- _Exercise data_
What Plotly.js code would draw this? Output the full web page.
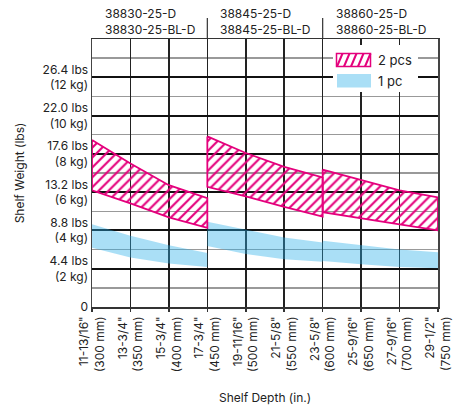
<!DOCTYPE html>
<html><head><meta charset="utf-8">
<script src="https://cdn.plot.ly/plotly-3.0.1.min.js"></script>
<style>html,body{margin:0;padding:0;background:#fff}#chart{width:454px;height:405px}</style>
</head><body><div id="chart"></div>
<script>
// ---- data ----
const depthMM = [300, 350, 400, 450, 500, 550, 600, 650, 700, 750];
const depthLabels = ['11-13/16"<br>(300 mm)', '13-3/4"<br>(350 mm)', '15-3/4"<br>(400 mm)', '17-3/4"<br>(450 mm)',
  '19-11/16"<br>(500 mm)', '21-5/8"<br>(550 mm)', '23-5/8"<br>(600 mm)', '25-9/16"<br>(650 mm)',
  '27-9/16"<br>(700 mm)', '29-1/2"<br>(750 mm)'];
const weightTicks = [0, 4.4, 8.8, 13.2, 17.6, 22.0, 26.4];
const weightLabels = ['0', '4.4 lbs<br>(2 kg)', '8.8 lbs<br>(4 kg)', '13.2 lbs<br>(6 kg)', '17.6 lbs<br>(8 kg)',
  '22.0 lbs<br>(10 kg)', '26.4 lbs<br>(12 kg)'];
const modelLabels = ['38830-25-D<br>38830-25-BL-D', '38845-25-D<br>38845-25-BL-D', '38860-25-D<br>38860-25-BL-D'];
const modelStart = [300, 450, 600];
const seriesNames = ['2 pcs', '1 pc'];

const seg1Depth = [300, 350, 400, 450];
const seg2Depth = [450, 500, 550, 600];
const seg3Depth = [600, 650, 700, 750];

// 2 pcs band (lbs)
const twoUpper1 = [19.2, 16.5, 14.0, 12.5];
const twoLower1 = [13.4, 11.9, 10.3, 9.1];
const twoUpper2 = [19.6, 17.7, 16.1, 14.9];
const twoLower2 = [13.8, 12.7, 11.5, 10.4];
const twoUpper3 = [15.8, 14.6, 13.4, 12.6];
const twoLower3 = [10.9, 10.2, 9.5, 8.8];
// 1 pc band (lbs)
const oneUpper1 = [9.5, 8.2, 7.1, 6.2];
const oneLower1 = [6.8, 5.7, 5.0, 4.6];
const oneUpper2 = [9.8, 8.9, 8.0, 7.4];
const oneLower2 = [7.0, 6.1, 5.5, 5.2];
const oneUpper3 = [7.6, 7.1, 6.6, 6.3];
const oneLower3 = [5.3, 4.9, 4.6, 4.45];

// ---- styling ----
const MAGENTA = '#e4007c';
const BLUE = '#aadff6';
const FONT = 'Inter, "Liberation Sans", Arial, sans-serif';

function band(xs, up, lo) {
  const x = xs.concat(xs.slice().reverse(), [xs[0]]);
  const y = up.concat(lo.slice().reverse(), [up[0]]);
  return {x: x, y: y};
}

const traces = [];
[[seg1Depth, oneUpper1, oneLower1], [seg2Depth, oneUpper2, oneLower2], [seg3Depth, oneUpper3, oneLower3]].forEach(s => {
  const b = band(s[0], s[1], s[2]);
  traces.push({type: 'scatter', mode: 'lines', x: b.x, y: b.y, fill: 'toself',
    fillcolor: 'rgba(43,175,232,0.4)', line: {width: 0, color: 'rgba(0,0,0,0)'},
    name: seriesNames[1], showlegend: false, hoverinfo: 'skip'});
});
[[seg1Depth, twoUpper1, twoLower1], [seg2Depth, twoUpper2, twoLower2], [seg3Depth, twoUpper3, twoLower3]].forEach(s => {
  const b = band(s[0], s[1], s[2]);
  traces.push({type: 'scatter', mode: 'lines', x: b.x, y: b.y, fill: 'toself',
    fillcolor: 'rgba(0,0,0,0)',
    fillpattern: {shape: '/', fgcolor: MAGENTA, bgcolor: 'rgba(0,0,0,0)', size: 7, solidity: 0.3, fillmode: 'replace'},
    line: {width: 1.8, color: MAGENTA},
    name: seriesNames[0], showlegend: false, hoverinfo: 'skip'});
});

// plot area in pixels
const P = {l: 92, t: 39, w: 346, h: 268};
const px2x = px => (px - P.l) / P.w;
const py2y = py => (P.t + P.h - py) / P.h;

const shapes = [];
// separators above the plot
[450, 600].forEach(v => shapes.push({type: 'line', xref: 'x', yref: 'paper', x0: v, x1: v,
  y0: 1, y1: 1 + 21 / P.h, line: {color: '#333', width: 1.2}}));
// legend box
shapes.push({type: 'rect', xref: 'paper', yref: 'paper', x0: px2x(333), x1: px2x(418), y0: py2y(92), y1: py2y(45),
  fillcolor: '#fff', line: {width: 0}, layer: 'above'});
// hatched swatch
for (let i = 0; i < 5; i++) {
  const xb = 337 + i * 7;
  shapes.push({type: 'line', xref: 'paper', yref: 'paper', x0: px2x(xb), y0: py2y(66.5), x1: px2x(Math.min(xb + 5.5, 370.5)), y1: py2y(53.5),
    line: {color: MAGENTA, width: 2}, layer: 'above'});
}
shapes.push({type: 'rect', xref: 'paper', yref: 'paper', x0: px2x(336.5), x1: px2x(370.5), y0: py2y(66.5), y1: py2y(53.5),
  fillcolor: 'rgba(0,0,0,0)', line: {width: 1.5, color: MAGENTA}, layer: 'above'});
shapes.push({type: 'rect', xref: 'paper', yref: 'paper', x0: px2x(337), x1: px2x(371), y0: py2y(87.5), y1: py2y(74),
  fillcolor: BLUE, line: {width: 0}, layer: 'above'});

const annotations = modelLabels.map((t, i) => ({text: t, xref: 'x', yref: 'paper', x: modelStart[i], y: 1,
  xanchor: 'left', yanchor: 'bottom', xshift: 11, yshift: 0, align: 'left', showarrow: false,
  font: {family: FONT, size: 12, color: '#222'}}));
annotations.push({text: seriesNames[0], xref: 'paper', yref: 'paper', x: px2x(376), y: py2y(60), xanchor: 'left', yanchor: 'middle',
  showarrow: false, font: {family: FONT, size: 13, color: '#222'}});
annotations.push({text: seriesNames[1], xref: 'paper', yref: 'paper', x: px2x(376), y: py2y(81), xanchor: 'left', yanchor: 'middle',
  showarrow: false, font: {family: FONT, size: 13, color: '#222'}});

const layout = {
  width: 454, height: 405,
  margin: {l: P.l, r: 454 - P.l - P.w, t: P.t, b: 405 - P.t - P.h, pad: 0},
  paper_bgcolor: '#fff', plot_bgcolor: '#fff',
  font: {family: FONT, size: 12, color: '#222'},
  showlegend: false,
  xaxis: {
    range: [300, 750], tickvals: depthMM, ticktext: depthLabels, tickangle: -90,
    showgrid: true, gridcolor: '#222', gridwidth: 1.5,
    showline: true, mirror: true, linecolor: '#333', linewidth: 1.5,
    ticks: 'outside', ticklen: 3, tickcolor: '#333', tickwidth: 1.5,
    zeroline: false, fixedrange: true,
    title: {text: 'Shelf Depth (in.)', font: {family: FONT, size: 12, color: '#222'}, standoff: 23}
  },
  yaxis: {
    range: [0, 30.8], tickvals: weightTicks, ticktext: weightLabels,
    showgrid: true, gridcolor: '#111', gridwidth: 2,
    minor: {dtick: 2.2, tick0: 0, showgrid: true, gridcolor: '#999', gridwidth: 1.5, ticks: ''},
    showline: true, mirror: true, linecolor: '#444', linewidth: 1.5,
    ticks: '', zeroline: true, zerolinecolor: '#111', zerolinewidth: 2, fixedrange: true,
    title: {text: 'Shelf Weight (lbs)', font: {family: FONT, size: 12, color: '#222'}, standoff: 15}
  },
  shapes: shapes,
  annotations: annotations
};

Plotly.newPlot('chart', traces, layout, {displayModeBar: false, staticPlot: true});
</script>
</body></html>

---

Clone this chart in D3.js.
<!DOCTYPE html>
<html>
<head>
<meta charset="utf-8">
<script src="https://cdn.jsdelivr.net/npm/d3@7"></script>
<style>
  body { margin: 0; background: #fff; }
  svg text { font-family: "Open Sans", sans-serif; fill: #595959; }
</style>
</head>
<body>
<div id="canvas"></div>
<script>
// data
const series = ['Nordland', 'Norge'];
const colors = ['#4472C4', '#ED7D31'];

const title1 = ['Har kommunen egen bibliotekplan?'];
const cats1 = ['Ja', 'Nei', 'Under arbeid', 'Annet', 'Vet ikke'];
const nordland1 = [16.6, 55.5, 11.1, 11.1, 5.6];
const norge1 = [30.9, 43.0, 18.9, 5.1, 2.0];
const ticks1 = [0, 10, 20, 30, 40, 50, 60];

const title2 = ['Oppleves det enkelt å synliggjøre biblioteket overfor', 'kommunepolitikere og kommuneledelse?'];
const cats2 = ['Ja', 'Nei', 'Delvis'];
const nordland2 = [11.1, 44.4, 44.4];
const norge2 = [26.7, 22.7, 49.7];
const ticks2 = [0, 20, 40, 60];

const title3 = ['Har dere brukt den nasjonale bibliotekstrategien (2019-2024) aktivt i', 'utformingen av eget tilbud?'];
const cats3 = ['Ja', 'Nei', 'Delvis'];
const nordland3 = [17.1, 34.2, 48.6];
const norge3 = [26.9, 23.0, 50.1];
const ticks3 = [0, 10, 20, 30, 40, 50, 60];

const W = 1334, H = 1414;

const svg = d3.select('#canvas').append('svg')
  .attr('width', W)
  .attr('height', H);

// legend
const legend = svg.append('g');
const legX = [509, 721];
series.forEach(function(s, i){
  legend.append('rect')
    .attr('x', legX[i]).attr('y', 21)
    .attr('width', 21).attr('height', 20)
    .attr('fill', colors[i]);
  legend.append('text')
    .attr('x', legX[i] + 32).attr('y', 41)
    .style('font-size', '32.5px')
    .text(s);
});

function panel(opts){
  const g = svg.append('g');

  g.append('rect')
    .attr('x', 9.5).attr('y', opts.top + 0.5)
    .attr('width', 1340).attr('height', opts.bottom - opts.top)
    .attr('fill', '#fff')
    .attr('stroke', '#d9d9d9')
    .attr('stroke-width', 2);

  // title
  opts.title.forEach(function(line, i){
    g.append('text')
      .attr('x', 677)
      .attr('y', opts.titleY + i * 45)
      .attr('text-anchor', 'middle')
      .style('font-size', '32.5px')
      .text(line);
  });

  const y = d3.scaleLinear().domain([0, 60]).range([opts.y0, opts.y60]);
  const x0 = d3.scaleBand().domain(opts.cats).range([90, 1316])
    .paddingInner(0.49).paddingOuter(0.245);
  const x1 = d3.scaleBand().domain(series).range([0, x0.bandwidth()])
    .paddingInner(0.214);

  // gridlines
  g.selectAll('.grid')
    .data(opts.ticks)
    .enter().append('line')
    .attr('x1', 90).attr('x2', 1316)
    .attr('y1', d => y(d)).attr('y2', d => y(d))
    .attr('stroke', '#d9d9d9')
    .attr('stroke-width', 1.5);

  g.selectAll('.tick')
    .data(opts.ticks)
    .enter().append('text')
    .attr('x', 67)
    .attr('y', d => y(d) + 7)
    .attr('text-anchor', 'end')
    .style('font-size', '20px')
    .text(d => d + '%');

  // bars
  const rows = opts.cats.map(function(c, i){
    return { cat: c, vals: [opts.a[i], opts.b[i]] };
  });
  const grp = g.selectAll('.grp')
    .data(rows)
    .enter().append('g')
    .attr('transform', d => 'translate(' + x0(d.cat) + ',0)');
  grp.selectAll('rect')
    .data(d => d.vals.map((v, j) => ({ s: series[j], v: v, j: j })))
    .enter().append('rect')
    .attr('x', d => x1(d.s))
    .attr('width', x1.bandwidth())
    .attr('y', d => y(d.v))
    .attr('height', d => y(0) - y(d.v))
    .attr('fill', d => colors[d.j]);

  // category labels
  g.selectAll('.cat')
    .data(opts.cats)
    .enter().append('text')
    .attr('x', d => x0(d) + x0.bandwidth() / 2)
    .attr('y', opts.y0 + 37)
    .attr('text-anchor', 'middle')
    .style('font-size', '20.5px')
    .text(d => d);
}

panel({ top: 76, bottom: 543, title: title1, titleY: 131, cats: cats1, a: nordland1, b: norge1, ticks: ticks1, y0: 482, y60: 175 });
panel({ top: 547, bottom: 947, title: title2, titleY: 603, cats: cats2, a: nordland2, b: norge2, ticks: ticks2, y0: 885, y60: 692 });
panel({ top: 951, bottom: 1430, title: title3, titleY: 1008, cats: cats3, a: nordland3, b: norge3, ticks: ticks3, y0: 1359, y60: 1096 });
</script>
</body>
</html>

- _Aim_
Word for word, retype the lines in the entries above that run from the one with "What Plotly.js code" through the one with "const seg3Depth = [600, 650, 700, 750];". Both ends count; pictures do not.

- _Correct output_
What Plotly.js code would draw this? Output the full web page.
<!DOCTYPE html>
<html><head><meta charset="utf-8">
<script src="https://cdn.plot.ly/plotly-3.0.1.min.js"></script>
<style>html,body{margin:0;padding:0;background:#fff}#chart{width:454px;height:405px}</style>
</head><body><div id="chart"></div>
<script>
// ---- data ----
const depthMM = [300, 350, 400, 450, 500, 550, 600, 650, 700, 750];
const depthLabels = ['11-13/16"<br>(300 mm)', '13-3/4"<br>(350 mm)', '15-3/4"<br>(400 mm)', '17-3/4"<br>(450 mm)',
  '19-11/16"<br>(500 mm)', '21-5/8"<br>(550 mm)', '23-5/8"<br>(600 mm)', '25-9/16"<br>(650 mm)',
  '27-9/16"<br>(700 mm)', '29-1/2"<br>(750 mm)'];
const weightTicks = [0, 4.4, 8.8, 13.2, 17.6, 22.0, 26.4];
const weightLabels = ['0', '4.4 lbs<br>(2 kg)', '8.8 lbs<br>(4 kg)', '13.2 lbs<br>(6 kg)', '17.6 lbs<br>(8 kg)',
  '22.0 lbs<br>(10 kg)', '26.4 lbs<br>(12 kg)'];
const modelLabels = ['38830-25-D<br>38830-25-BL-D', '38845-25-D<br>38845-25-BL-D', '38860-25-D<br>38860-25-BL-D'];
const modelStart = [300, 450, 600];
const seriesNames = ['2 pcs', '1 pc'];

const seg1Depth = [300, 350, 400, 450];
const seg2Depth = [450, 500, 550, 600];
const seg3Depth = [600, 650, 700, 750];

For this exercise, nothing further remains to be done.